I don't do any medical research in my little cocoon, but from what I have gathered from information I have not been able to avoid, Herceptin will save my life. Dr. Bunnell has explained to me that I got my type of cancer at the "right time," and I don't have to read between the lines to understand that if I had been diagnosed with this cancer a decade ago, I probably wouldn't have made it. That's why my Mom "prays to the Herceptin gods" every night.

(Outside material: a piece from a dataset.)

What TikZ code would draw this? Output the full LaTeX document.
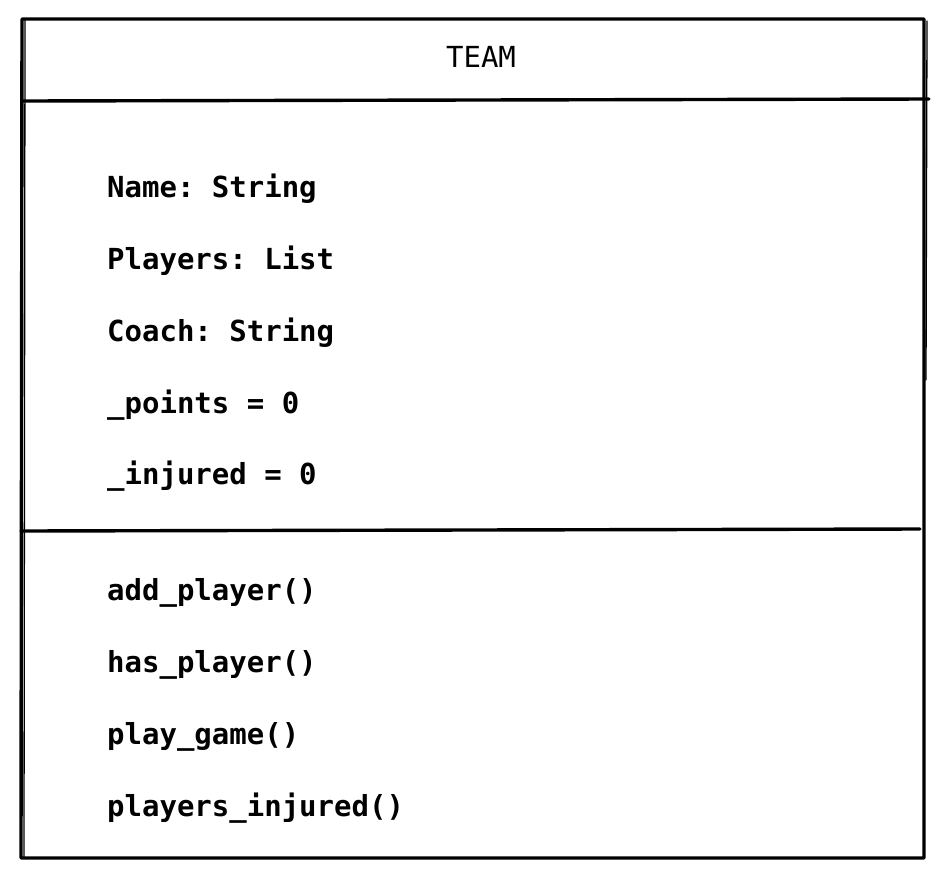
\documentclass[tikz,border=0pt]{standalone}
\usepackage{fontspec}
\setmonofont{DejaVu Sans Mono}
\begin{document}
\begin{tikzpicture}[x=1pt,y=-1pt,
  edge/.style={line width=3.4pt, line cap=round, line join=round},
  thin/.style={line width=1.3pt, line cap=round},
  member/.style={anchor=base west, inner sep=0pt, font=\ttfamily\bfseries\fontsize{29}{31}\selectfont},
  title/.style={anchor=base, inner sep=0pt, font=\ttfamily\fontsize{29}{31}\selectfont}]
\useasboundingbox (0,0) rectangle (951,879);
% corners
\coordinate (tl) at (22,19);
\coordinate (tr) at (924,19);
\coordinate (br) at (924,858);
\coordinate (bl) at (21,858);
\coordinate (h1l) at (23,101);
\coordinate (h1r) at (929,99);
\coordinate (h2l) at (21,531);
\coordinate (h2r) at (920,529);
% outline
\draw[edge] (tl) -- (tr) -- (br) -- (bl) -- cycle;
\draw[thin] (25,20) -- (24,857);
\draw[thin] (927,21) -- (926,380);
\draw[edge] (h1l) -- (h1r);
\draw[edge] (h2l) -- (h2r);
% title
\node[title] (team) at (481,67) {TEAM};
% attributes
\node[member] (a1) at (107,197) {Name: String};
\node[member] (a2) at (107,269) {Players: List};
\node[member] (a3) at (107,341) {Coach: String};
\node[member] (a4) at (107,413) {\_points = 0};
\node[member] (a5) at (107,484) {\_injured = 0};
% methods
\node[member] (m1) at (107,600) {add\_player()};
\node[member] (m2) at (107,672) {has\_player()};
\node[member] (m3) at (107,744) {play\_game()};
\node[member] (m4) at (107,816) {players\_injured()};
\end{tikzpicture}
\end{document}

I often send up a prayer to the Herceptin gods, too. But I spend more time thinking about bricks and cathedrals. I think about the scientists in a lab somewhere working on a complex theory about a protein, or a cell, or something else I could barely understand. I think about the high school biology students who will decide, I want to be a cancer doctor. These people have worked so hard and will work so hard, often feeling like they are laying brick. People like me may be a distant thought to them. But they are not a distant thought to me. Often, those nameless, faceless individuals are exactly who I think of when I kiss my kids goodnight.
Lately, I also think about Octobers. Because to me, one step at a breast cancer charity walk is not just a foot on the pavement. It's my daughter's fourth birthday. A pink sock at a soccer game is not just a change in uniform. It's my son's first at bat in little league. Tom Brady's sweat on a pink towel is not just cute. It's the champagne toast Brian and I will enjoy at the Spruce Point Inn on our 10th wedding anniversary. Every dollar that is handed over at Ann Taylor this October is another shopping trip I'll get with my Mom or my sister. And every second of attention that is paid to breast cancer this month is one more second that women like me will enjoy with the ones we love.
You may think that this October's steps and socks and dollars and time are just bricks. But trust me, they are not. They are breathtaking cathedrals, and over the last few decades, I didn't even know that so many people were busy building them. Now, for all that hard work in labs, and classrooms, and behind-the-scenes of charity events (among so many other places), I can only say, Thank You. And I mean those two words with every single cancer-free cell in my healing little body.